▶ _Short task_:
Pictures stay out. Extract the lines below from the first one through the line with "from matplotlib.patches import FancyBboxPatch", both included.

▶ _Dataset section_:
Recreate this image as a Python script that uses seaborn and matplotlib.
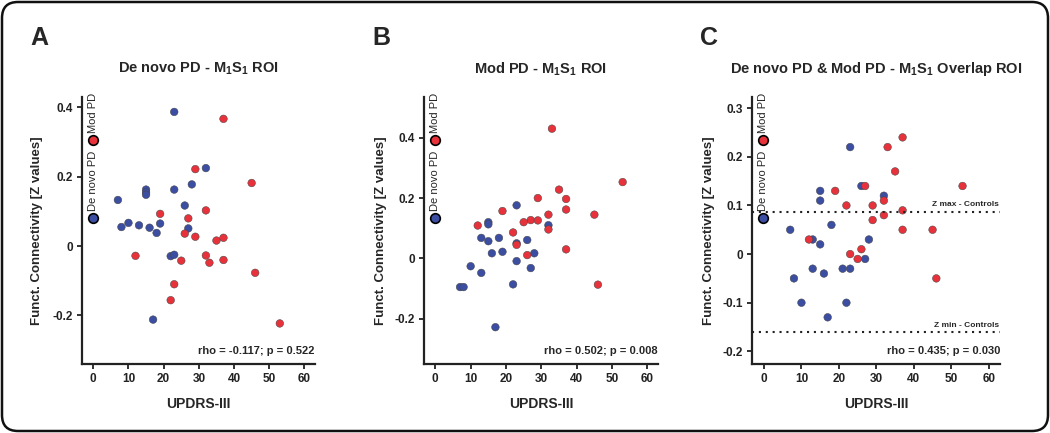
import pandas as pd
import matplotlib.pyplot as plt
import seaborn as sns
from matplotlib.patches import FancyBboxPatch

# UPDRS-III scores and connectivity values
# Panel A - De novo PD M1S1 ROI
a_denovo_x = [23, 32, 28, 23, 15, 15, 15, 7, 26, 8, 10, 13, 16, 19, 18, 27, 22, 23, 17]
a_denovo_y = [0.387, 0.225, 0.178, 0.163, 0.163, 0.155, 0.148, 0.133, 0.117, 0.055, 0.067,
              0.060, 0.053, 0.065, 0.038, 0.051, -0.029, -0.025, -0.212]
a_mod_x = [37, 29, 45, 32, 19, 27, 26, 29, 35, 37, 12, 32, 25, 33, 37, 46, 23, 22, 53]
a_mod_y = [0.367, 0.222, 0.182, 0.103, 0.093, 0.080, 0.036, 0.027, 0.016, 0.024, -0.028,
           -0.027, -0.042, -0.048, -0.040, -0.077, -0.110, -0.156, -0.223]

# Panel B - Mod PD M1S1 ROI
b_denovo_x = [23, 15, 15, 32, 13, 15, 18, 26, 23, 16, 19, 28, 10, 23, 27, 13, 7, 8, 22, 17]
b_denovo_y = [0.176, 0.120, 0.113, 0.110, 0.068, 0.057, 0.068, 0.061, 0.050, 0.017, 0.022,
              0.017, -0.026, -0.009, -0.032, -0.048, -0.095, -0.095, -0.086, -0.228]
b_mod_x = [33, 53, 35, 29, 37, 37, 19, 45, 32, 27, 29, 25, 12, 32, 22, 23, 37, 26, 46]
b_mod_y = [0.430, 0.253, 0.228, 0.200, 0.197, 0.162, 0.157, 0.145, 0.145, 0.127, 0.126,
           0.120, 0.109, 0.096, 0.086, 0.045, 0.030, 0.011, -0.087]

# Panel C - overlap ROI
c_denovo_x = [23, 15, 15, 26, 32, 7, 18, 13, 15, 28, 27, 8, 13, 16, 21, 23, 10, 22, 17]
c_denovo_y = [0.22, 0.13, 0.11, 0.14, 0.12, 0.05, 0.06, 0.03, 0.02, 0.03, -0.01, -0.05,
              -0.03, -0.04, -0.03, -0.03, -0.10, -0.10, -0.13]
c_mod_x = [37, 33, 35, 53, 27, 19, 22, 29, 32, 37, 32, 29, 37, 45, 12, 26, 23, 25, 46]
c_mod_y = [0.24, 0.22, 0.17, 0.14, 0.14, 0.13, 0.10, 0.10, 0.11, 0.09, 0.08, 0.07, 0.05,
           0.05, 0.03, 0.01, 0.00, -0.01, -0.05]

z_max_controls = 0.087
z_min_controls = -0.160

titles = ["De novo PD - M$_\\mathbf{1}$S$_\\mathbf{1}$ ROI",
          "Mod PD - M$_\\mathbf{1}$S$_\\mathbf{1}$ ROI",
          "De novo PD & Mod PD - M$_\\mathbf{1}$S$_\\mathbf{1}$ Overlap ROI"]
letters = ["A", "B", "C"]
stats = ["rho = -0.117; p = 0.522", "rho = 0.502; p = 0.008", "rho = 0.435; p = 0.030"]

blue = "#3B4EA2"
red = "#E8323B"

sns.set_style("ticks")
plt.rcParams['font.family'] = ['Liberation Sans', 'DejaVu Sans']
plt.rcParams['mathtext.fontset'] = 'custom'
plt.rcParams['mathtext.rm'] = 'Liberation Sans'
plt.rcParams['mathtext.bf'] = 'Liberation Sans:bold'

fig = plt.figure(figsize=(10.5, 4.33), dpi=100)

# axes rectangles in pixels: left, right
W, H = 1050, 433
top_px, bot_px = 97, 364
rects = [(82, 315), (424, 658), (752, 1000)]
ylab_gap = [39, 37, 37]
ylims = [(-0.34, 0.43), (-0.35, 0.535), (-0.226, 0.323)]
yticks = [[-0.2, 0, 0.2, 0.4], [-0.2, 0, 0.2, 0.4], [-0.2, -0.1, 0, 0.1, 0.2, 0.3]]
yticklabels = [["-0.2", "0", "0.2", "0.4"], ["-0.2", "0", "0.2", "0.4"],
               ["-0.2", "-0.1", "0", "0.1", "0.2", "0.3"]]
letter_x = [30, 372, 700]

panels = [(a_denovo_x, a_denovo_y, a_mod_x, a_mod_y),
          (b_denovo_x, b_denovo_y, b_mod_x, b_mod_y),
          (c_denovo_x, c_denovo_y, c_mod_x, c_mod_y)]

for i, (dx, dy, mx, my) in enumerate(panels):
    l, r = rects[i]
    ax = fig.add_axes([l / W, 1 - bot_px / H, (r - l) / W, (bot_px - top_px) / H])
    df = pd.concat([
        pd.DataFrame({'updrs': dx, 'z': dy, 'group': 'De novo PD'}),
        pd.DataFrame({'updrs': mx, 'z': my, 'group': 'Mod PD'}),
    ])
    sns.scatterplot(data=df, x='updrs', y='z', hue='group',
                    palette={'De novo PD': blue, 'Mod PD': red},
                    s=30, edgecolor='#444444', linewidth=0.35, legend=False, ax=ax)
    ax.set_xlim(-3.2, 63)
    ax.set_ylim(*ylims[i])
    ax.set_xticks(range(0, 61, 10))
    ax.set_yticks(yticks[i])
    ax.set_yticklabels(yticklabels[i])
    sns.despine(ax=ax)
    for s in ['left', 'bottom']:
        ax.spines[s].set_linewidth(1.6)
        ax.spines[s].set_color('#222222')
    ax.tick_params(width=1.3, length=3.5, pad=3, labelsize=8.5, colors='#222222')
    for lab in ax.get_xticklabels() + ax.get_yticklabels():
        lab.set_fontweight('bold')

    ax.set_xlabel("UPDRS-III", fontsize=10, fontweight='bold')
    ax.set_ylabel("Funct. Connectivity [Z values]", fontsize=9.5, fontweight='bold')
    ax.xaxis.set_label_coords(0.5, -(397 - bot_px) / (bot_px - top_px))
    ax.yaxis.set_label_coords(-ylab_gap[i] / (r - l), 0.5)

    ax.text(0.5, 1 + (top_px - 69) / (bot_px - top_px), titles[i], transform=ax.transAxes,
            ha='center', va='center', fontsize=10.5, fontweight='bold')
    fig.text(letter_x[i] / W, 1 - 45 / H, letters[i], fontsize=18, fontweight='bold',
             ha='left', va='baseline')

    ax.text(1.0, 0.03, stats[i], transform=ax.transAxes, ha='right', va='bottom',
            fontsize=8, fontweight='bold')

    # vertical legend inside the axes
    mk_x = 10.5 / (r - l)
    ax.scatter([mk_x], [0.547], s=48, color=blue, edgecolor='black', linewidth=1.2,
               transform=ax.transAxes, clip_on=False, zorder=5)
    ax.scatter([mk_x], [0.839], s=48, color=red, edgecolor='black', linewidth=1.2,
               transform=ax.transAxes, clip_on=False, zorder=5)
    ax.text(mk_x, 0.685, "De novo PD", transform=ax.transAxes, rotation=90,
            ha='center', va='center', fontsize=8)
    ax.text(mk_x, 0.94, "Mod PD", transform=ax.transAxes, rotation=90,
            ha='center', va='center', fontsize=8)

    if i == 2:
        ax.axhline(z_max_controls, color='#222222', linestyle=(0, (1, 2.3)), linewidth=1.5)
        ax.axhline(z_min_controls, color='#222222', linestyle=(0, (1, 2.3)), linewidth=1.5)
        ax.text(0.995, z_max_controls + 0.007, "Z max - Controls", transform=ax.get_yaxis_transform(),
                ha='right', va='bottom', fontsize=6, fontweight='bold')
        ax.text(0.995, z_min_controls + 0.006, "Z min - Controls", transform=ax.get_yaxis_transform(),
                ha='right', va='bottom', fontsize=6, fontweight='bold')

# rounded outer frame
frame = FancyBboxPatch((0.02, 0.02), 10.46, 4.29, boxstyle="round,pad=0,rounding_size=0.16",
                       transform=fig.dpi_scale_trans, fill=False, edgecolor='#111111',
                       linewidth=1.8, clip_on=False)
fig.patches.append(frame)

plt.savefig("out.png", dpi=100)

▶ _Completed task_:
Recreate this image as a Python script that uses seaborn and matplotlib.
import pandas as pd
import matplotlib.pyplot as plt
import seaborn as sns
from matplotlib.patches import FancyBboxPatch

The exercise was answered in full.